A GTM strategy framework is not a pitch deck slide. It is an operating system for how you choose a market, win attention, convert demand, and keep learning until growth becomes repeatable. This guide gives you a practical framework every early-stage startup can follow — whether you sell a B2B SaaS tool, a marketplace offering, or a founder-led service that will later productize.


What a GTM Strategy Framework Really Is

Go-to-market is the coordinated plan that answers five questions:

  • Who is the customer you can win now?
  • Why should they choose you over alternatives?
  • Where will you reach them?
  • How will you convert interest into revenue?
  • What will you measure and improve every week?

If any of those answers is vague, your team will fill the gap with activity. Activity feels productive. Strategy produces outcomes. The framework below turns GTM from a brainstorm into a sequence you can execute.


The 7-Part GTM Strategy Framework

Use these seven parts in order. You can refine later stages as you learn, but do not skip the early ones. Weak ICP and positioning create expensive chaos downstream.

1. Market Focus: Pick the Battlefield

Startups often try to sell to “anyone with the problem.” That sounds ambitious. It is usually fatal. A focused market is easier to message, easier to find, and easier to win references in.

Define your beachhead with three constraints:

  • Segment: industry, company size, buyer role, or use case
  • Urgency: why this problem must be solved now
  • Accessibility: can you reach these buyers with your current network and budget?

A good beachhead is narrow enough that your story feels tailored and wide enough that you can still build a pipeline. If you cannot name ten companies or buyer personas you would happily sell to this month, you are not focused yet.

2. Ideal Customer Profile (ICP): Make “Fit” Explicit

Your ICP is the customer for whom your product creates the fastest path to value. It should include firmographics, buyer and user roles, trigger events, and disqualifiers. Disqualifiers matter as much as qualifiers. Saying no early protects your roadmap and your close rate.

Write your ICP as a one-page brief:

  • Who buys, who uses, who blocks
  • Current workaround and its pain
  • Budget owner and buying process
  • Signals of readiness (hiring, funding, tool stack, regulation, growth pressure)
  • Red flags that predict churn or endless pilots

Then validate it with real conversations.

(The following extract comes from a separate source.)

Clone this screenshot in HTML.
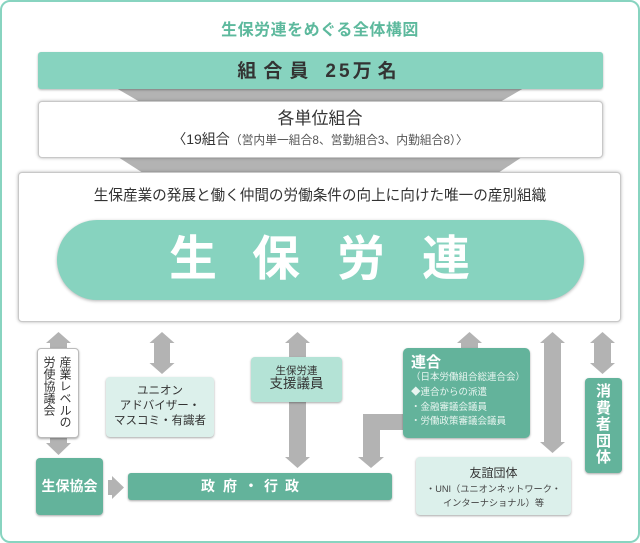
<!DOCTYPE html>
<html><head><meta charset="utf-8">
<style>
*{margin:0;padding:0;box-sizing:border-box}
html,body{width:640px;height:543px;background:#fff;overflow:hidden}
body{position:relative;font-family:"Liberation Sans","Noto Sans CJK JP",sans-serif;color:#333}
.a{position:absolute}
.frame{left:0;top:0;width:640px;height:543px;border:2px solid #88d4c0;border-radius:10px}
.c{text-align:center;white-space:nowrap}
.sh{box-shadow:0 1px 2px rgba(0,0,0,.35)}
.dk{background:#63b39b;color:#fff}
.pl{background:#dcf0eb}
</style></head><body>
<div class="a frame"></div>

<svg class="a" style="left:0;top:0" width="640" height="543" viewBox="0 0 640 543">
 <g fill="#b3b3b3">
  <polygon points="116,88 524,88 500,102 140,102"/>
  <polygon points="118,157 522,157 498,173 143,173"/>
  <polygon points="58.5,332 71,343 67,343 67,443 71,443 58.5,455 46,443 50,443 50,343 46,343"/>
  <polygon points="162,332 174.5,343 170,343 170,363 174.5,363 162,374 149.5,363 154,363 154,343 149.5,343"/>
  <polygon points="297.5,332 310,343 306,343 306,457 310,457 297.5,468 285,457 289,457 289,343 285,343"/>
  <polygon points="469.5,332 482,343 478,343 478,352 461,352 461,343 457,343"/>
  <polygon points="552.5,332 565,343 561,343 561,442 565,442 552.5,453 540,442 544,442 544,343 540,343"/>
  <polygon points="602.5,332 615,343 611,343 611,363 615,363 602.5,374 590,363 594,363 594,343 590,343"/>
  <polygon points="406,414 363,414 363,457 358,457 371,468 384,457 380,457 380,430 406,430"/>
  <polygon points="108,480 112,480 112,476 124,487.5 112,499 112,495 108,495"/>
 </g>
</svg>

<div class="a c" style="left:0;top:20px;width:640px;height:22px;line-height:22px;font-size:16px;font-weight:bold;color:#5db99d;letter-spacing:0.5px">生保労連をめぐる全体構図</div>

<div class="a" style="left:38px;top:52px;width:565px;height:37px;background:#87d3bf;border-radius:3px;box-shadow:0 1px 2px rgba(0,0,0,.3)"></div>
<div class="a c" style="left:0;top:60px;width:640px;height:24px;line-height:24px;font-size:19px;font-weight:bold;color:#333"><span style="letter-spacing:7px">組合員</span><span style="display:inline-block;width:10px"></span><span style="letter-spacing:3px">25</span><span style="letter-spacing:6px">万名</span></div>

<div class="a" style="left:38px;top:101px;width:565px;height:57px;background:#fff;border:1px solid #c8c8c8;border-radius:4px;box-shadow:0 0 3px rgba(0,0,0,.3)"></div>
<div class="a c" style="left:0;top:108px;width:640px;height:22px;line-height:22px;font-size:17px;color:#333">各単位組合</div>
<div class="a c" style="left:0;top:130px;width:640px;height:18px;line-height:18px;color:#333"><span style="font-size:14px">〈19組合</span><span style="font-size:11.8px;color:#555">（営内単一組合8、営勤組合3、内勤組合8）〉</span></div>

<div class="a" style="left:18px;top:172px;width:603px;height:150px;background:#fff;border:1px solid #c8c8c8;border-radius:4px;box-shadow:0 0 3px rgba(0,0,0,.3)"></div>
<div class="a c" style="left:0;top:186px;width:640px;height:20px;line-height:20px;font-size:14.6px;color:#333">生保産業の発展と働く仲間の労働条件の向上に向けた唯一の産別組織</div>
<div class="a" style="left:57px;top:220px;width:527px;height:80px;border-radius:40px;background:#87d3bf;box-shadow:0 1px 3px rgba(0,0,0,.3)"></div>
<div class="a" style="left:0;top:230px;width:640px;height:60px;font-size:48px;font-weight:bold;color:#fff;line-height:60px">
 <span class="a c" style="left:169px;top:0;width:48px">生</span>
 <span class="a c" style="left:252px;top:0;width:48px">保</span>
 <span class="a c" style="left:337px;top:0;width:48px">労</span>
 <span class="a c" style="left:422px;top:0;width:48px">連</span>
</div>

<div class="a sh" style="left:37px;top:348px;width:42px;height:90px;background:#fff;border:1px solid #bbb;border-radius:4px"></div>
<div class="a" style="left:41px;top:356px;width:32px;height:80px;writing-mode:vertical-rl;font-size:12px;line-height:16px;color:#333;white-space:nowrap">産業レベルの<br>労使協議会</div>

<div class="a pl sh c" style="left:106px;top:377px;width:108px;height:60px;border-radius:4px;font-size:11.5px;line-height:15px;padding-top:7px;color:#333">ユニオン<br>アドバイザー・<br>マスコミ・有識者</div>

<div class="a sh c" style="left:251px;top:357px;width:91px;height:45px;border-radius:4px;background:#b4e3d6;color:#333">
 <div style="position:absolute;left:0;top:6px;width:91px;font-size:10.5px;line-height:16px">生保労連</div>
 <div style="position:absolute;left:0;top:18px;width:91px;font-size:13.5px;line-height:18px">支援議員</div>
</div>

<div class="a dk sh" style="left:403px;top:348px;width:127px;height:90px;border-radius:5px">
 <div style="position:absolute;left:8px;top:5px;font-size:15px;font-weight:bold;line-height:20px">連合</div>
 <div style="position:absolute;left:8px;top:23px;font-size:9.5px;line-height:14.8px;color:#e8f5f0;white-space:nowrap">（日本労働組合総連合会）<br>◆連合からの派遣<br>・金融審議会議員<br>・労働政策審議会議員</div>
</div>

<div class="a dk sh c" style="left:585px;top:378px;width:37px;height:95px;border-radius:4px;font-size:15px;font-weight:bold;line-height:16.5px;padding-top:6px">消<br>費<br>者<br>団<br>体</div>

<div class="a pl sh" style="left:416px;top:457px;width:155px;height:58px;border-radius:4px;color:#333">
 <div class="c" style="position:absolute;left:0;top:7px;width:155px;font-size:12px;line-height:18px">友誼団体</div>
 <div class="c" style="position:absolute;left:0;top:26px;width:155px;font-size:9.2px;line-height:13.5px;color:#444">・UNI（ユニオンネットワーク・<br>インターナショナル）等</div>
</div>

<div class="a dk sh c" style="left:36px;top:458px;width:67px;height:57px;border-radius:4px;font-size:14px;font-weight:bold;line-height:57px">生保協会</div>

<div class="a dk sh" style="left:128px;top:473px;width:264px;height:27px;border-radius:3px"></div>
<div class="a" style="left:0;top:476px;width:640px;height:20px;font-size:14px;font-weight:bold;color:#fff;line-height:20px">
 <span class="a c" style="left:201px;width:14px">政</span>
 <span class="a c" style="left:223px;width:14px">府</span>
 <span class="a c" style="left:244px;width:14px">・</span>
 <span class="a c" style="left:264px;width:14px">行</span>
 <span class="a c" style="left:285px;width:14px">政</span>
</div>
</body></html>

Ten sharp discovery calls beat a beautiful ICP document nobody tested.

3. Positioning: Own a Clear Point of View

Positioning is not a tagline. It is the category you compete in, the alternative you replace, and the reason you win for a specific customer. Weak positioning sounds like “AI-powered platform for modern teams.” Strong positioning sounds like “We help Series A SaaS founders book 20 qualified demos a month without hiring an SDR team.”

Use this positioning canvas:

  • For [ICP]
  • Who struggle with [urgent problem]
  • Our product is a [category]
  • That provides [primary outcome]
  • Unlike [primary alternative]
  • We [differentiator that is hard to copy quickly]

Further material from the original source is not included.